Transitions of Turing machine in Cook Levin theorem proof

Question

I am looking at the proof of the Cook-Levin theorem in Computers and Intractability: A Guide to the Theory of NP-Completeness. In particular, I find one thing unclear. He constructs the statement that is satisfied if and only if transition from step $i$ to step $i+1$ is correct. It goes as follows:

So essentially these statements say that when we are in state $q_k$ at time $i$ and the head is on the square $j$ and reads from it symbol $s_l$, then in the time $i+1$ our head will be at the square $j+\Delta$, we will be in state $k'$ and we will write $s_{l'}$ to the previous square.
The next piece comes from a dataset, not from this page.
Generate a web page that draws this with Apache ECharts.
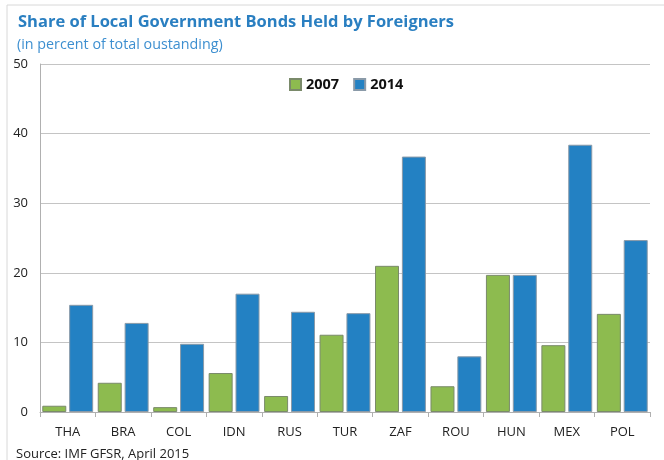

But I am worried since at no point we check what happens to the rest of the squares, namely if for example we had $ID_i$ to be $0000q_0000$ and $ID_{i+1}$ to be $11111q_511$, shouldn't all the conditions above be satisfied, however this isn't a valid transition?

Answer 1

This part is guaranteed by the first subgroup of $G_6$, described in the page 42:

The first subgroup guarantees that if the read-write head is not scanning tape square $j$ at time $i$, then the symbol in square $j$ does not change between times $i$ and $i+1$. The clauses in this subgroup are as follows: $$\{\overline{S[i, j, l]}, H[i, j], S[i+1, j, l]\}, 0\leqslant i<p(n), -p(n)\leqslant j\leqslant p(n) +1, 0\leqslant l\leqslant v$$

The group $G_6$ is made of the subgroup you quoted and the subgroup above.